PROVIDENCE -- Marian Wright Edelman is fearless in her crusade to save children from poverty, homelessness, neglect and violence.
She is willing to take on the big boys on behalf of her beliefs, even if she runs the risk of alienating the very politicians who have supported her pledge to leave no child behind.
In an open letter published in The Washington Post in 1996, Edelman, president and founder of the Children's Defense Fund, urged President Bill Clinton to oppose a Senate bill that would have given states much greater control over federal welfare dollars.
"Do you think the Old Testament prophets, Isaiah, Micah and Amos -- or Jesus Christ -- would support such policies?" she wrote in the Post. "For me, this is a defining moral litmus test for your presidency."
Clinton eventually withdrew his support for the bill.
Edelman was the keynote speaker at yesterday's annual Rhode Island Kids Count breakfast, where the latest Kids Count factbook, a compendium of statistics on the status of children, was released.
Edelman is that rarity in contemporary politics: an unabashed liberal who believes that government has an obligation to solve social problems.
The youngest daughter of a Baptist preacher, Edelman is not afraid to preach, to browbeat if necessary. In a cynical era, she remains a moralist who approaches the plight of America's children with missionary zeal.
While other old-fashioned liberals have fallen by the wayside, Edelman has not forgotten her activist roots, registering black voters in the South, marching with the Rev. Martin Luther King Jr. and leading Robert Kennedy on a personal tour to witness the impoverished children of Mississippi.
Yesterday, Edelman, a graduate of Spelman College and Yale Law School, began her speech with a quote from Albert Camus and wrapped it up with a rousing prayer asking God's forgiveness.
"The state of millions of children in the richest, most powerful, democratic nation in the world is morally shameful, economically costly and politically hypocritical," she told several hundred people at the Marriott.
Then, she recited a litany of disturbing statistics:
An American child is born into poverty every 44 seconds.
An American child is born without health insurance every minute; 9 million children are uninsured.
It is safer to be an on-duty police officer than a child under 10 in America.
"These facts are not the acts of God," Edelman said. "They are our moral and political choices as Americans. We can change them. We have the money. We have the power. We have the know-how. We have the vision."
What we lack, she said, is the civic and spiritual engagement to pierce the ideological agendas that believe government should help the rich and the powerful at the expense of the poor.

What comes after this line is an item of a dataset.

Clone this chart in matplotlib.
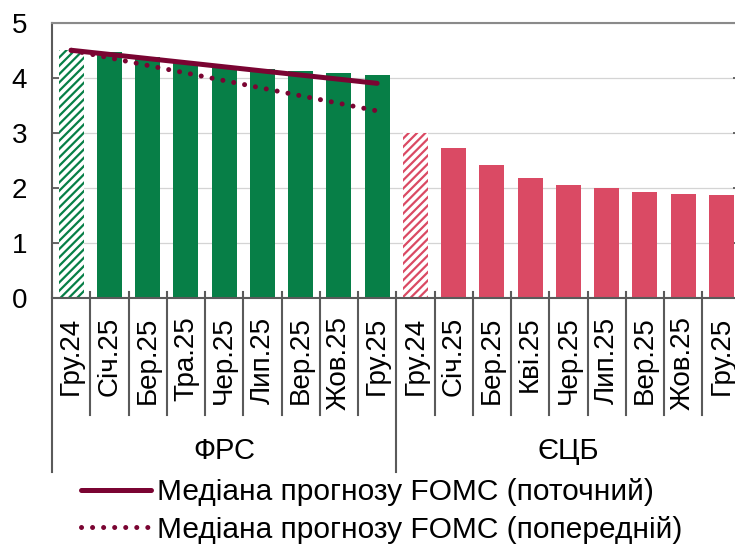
import matplotlib
matplotlib.use("Agg")
import matplotlib.pyplot as plt
from matplotlib import transforms
from matplotlib.lines import Line2D
import numpy as np

# categories
cats_frs = ["Гру.24", "Січ.25", "Бер.25", "Тра.25", "Чер.25", "Лип.25", "Вер.25", "Жов.25", "Гру.25"]
cats_ecb = ["Гру.24", "Січ.25", "Бер.25", "Кві.25", "Чер.25", "Лип.25", "Вер.25", "Жов.25", "Гру.25"]
groups = ["ФРС", "ЄЦБ"]

# policy rate, %
frs_vals = [4.50, 4.46, 4.38, 4.28, 4.20, 4.16, 4.12, 4.09, 4.05]
ecb_vals = [3.00, 2.72, 2.41, 2.19, 2.05, 2.00, 1.92, 1.90, 1.87]

# FOMC median, from Гру.24 to Гру.25
fomc_pts = ["Гру.24", "Гру.25"]
fomc_cur = [4.5, 3.9]
fomc_prev = [4.5, 3.4]
leg_labels = ["Медіана прогнозу FOMC (поточний)", "Медіана прогнозу FOMC (попередній)"]

W, H = 735., 546.

#_____________________________________________________________________________
def fx(px):
    return px / W

def fy(py):
    return 1. - py / H

#_____________________________________________________________________________
def main():

    plt.rcParams["font.family"] = ["Liberation Sans", "DejaVu Sans"]
    plt.rcParams["hatch.linewidth"] = 1.6

    green = "#077f47"
    red = "#da4a64"
    maroon = "#7a0432"
    gray = "#5a5a5a"

    fig = plt.figure(figsize=(W/100, H/100), dpi=100)
    ax = fig.add_axes([fx(52), fy(298.3), (740.5-52)/W, (298.3-22.7)/H])

    n1 = len(cats_frs)
    x_frs = np.arange(n1)
    x_ecb = np.arange(n1, n1 + len(cats_ecb))
    bw = 0.66

    # actual rate hatched, forward curve filled
    ax.bar(x_frs[0], frs_vals[0], width=bw, color="white", edgecolor=green, hatch="////", lw=0)
    ax.bar(x_frs[1:], frs_vals[1:], width=bw, color=green, lw=0)
    ax.bar(x_ecb[0], ecb_vals[0], width=bw, color="white", edgecolor=red, hatch="////", lw=0)
    ax.bar(x_ecb[1:], ecb_vals[1:], width=bw, color=red, lw=0)

    xl = [cats_frs.index(c) for c in fomc_pts]
    lp, = ax.plot(xl, fomc_prev, color=maroon, lw=3.6, linestyle=(0, (0.01, 2.2)),
        dash_capstyle="round", zorder=3)
    lc, = ax.plot(xl, fomc_cur, color=maroon, lw=3.6, solid_capstyle="round", zorder=4)

    ax.set_xlim(-0.5, n1 + len(cats_ecb) - 0.5)
    ax.set_ylim(0, 5)
    ax.set_yticks(range(6))
    ax.set_xticks([])

    ax.set_axisbelow(True)
    ax.grid(True, axis="y", color="#d4d4d4", lw=0.9)

    for s in ["left", "bottom", "top", "right"]:
        ax.spines[s].set_color(gray)
        ax.spines[s].set_linewidth(1.5)
    ax.spines["top"].set_color("#8a8a8a")

    ax.tick_params(axis="y", direction="in", length=5.5, width=1.3, color=gray,
        labelsize=20, pad=18, right=True)

    # category labels and separators below the axis
    tr = transforms.blended_transform_factory(ax.transData, fig.transFigure)
    xall = list(x_frs) + list(x_ecb)
    call = cats_frs + cats_ecb
    for xi, c in zip(xall, call):
        fig.text(xi, fy(316.5), c, transform=tr, rotation=90, ha="center", va="top",
            fontsize=20, color="black")

    for b in np.arange(-0.5, len(xall), 1.):
        ybot = 472 if b in (-0.5, n1 - 0.5, len(xall) - 0.5) else 415
        fig.add_artist(Line2D([b, b], [fy(292), fy(ybot)], transform=tr, color=gray,
            lw=1.5, clip_on=False))

    gx = [(n1 - 1) / 2., n1 + (len(cats_ecb) - 1) / 2.]
    for g, xg in zip(groups, gx):
        fig.text(xg, fy(451), g, transform=tr, ha="center", va="center", fontsize=21)

    fig.legend([lc, lp], leg_labels, loc="upper left", bbox_to_anchor=(fx(81), fy(478)),
        frameon=False, fontsize=21.5, borderpad=0, borderaxespad=0, handlelength=2.35,
        handletextpad=0.2, labelspacing=0.32)

    fig.savefig("out.png", dpi=100)
    plt.close()

#main

#_____________________________________________________________________________
if __name__ == "__main__":

    main()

In America, Edelman said, many parents must choose between finding work and caring for their children.
Nearly 20 years ago, two young children in Dade County, Fla., died after climbing into a clothes dryer while their working mother was waiting for child-care assistance.
Today, there are over 46,000 children on Florida's waiting list for child-care aid, 200,000 in California and 16,398 in Massachusetts.
With a preacher's sense of timing, Edelman turned it up a notch.
"The war on terrorism is not an excuse not to prevent and stop the domestic terrors of child hunger and homelessness and neglect right now."
Charity, Edelman said, cannot replace the role of government in creating equity for all children, regardless of the circumstances of their birth.
"I hope we practice the highest form of patriotism," she said. "We can keep justice alive by insisting that our leaders redefine national security as strong, healthy communities."
The preacher's daughter ended with a prayer, a call to moral action.
"I ask God to please forgive our rich nation, where school children die from guns. I ask God to forgive our rich nation that lets the rich get richer at the expense of the poor."